Hong Kong stocks climbed, with the city’s benchmark index extending a 2 1/2-year high, after gauges of China’s manufacturing growth beat estimates. Gains were limited as shares listed on the mainland tumbled.
China Shanshui Cement Group. climbed 4.9 percent on the factory data. Citic Securities Co. jumped 10 percent on expectations a government plan to end a ban on initial public offerings will benefit brokerages. Ping An Insurance (Group) Co. (2318) rose 4.2 percent after UBS AG said insurers will benefit from higher returns on preferred shares.
The Hang Seng Index (HSI) rose 0.7 percent to 24,038.55 at the close in Hong Kong after capping its biggest advance since April 2011 last week. More than three stocks climbed for each that fell on the 50-member gauge. The Hang Seng China Enterprises Index (HSCEI), also known as the H-share index, added 0.9 percent to 11,548.07. The ChiNext index of small-cap Chinese shares plunged by a record on concern the IPO reform will divert funds from existing equities.
“People expect that rather than attracting new money into the market, people will just rotate out of their current holdings into the new names,” said Andrew Sullivan, director of sales trading at Kim Eng Securities in Hong Kong. “A lot of companies do not qualify to list in Hong Kong, or would not get permission to list here, so it doesn’t affect the Hong Kong market.”
China’s Purchasing Managers’ Index of manufacturing activity was 51.4 in November, according to government data released yesterday, exceeding 24 out 26 estimates in a Bloomberg News survey. A separate gauge from HSBC Holdings Plc and Markit Economics today was 50.8, topping all 13 analysts’ projections. Readings above 50 signal expansion.
China Shanshui rose 4.9 percent to HK$3.23. Anhui Conch Cement Co., China’s biggest maker of the building material, gained 2 percent to HK$30.85. Angang Steel Co. (347) jumped at least 4.9 percent to HK$5.81.
The Hang Seng Index climbed 21 percent from its June low on signs China’s economy is stabilizing. The measure traded at 11.54 times estimated earnings, compared with 16.3 for the Standard & Poor’s 500 Index as of Nov. 29. The H-share index climbed 30 percent from this year’s low on June 25 after policy makers unveiled the biggest reform package since the 1990s.
China’s markets regulator on Nov. 30 issued a reform plan signaling an end to the more than one-year freeze on initial share sales. About 50 companies are expected to complete IPO approval preparations and list or be ready to do so by the end of January, the China Securities Regulatory Commission said. The regulator also proposed drafting rules for a trial program to allow companies to sell preferred stock.

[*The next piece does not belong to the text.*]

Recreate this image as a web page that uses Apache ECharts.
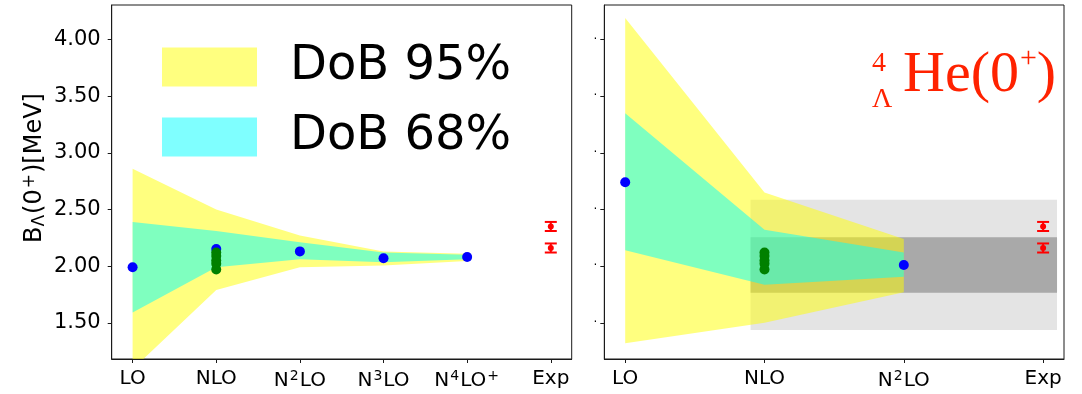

Citic Securities surged 10 percent to HK$21.60 to lead gains on the Hang Seng Index. China Galaxy Securities Co. (6881) jumped 11 percent to HK$7.09. Goldman Sachs Group Inc., Credit Suisse Group AG and UBS AG all said brokerages will benefit from IPO resumption in China. The resumption will be the main driver of their earnings next year, Credit Suisse said.
Ping An gained 4.2 percent to HK$75.30. China Life Insurance Co., the nation’s biggest company in the sector, advanced 2.8 percent to HK$25.70. Preferred stocks will provide 6 percent to 8 percent investment yield, and insurance companies may benefit as they are typically long-term investors, UBS said.
Chinese shares traded on the mainland declined, with the ChiNext falling a record 8.3 percent amid speculation new listings will divert funds from existing shares. The Shanghai Composite Index (SHCOMP) slid 0.6 percent.
“The IPO plan is dragging stocks down,” said Xu Shengjun, analyst at Jianghai Securities Co. “With new stocks coming that are going to be much cheaper and more attractive, it’s ridiculous to want to buy the expensive small-caps.”
Futures on the S&P 500 were little changed today. The gauge dropped 0.1 percent on Nov. 29 as investors sold shares in the final half hour of a shortened trading session, erasing earlier gains from e-commerce companies as Black Friday online sales surged. U.S. brick-and-mortar retailers eked out a 2.3 percent sales gain on Thanksgiving and Black Friday, in line with a prediction for the weakest holiday results since 2009.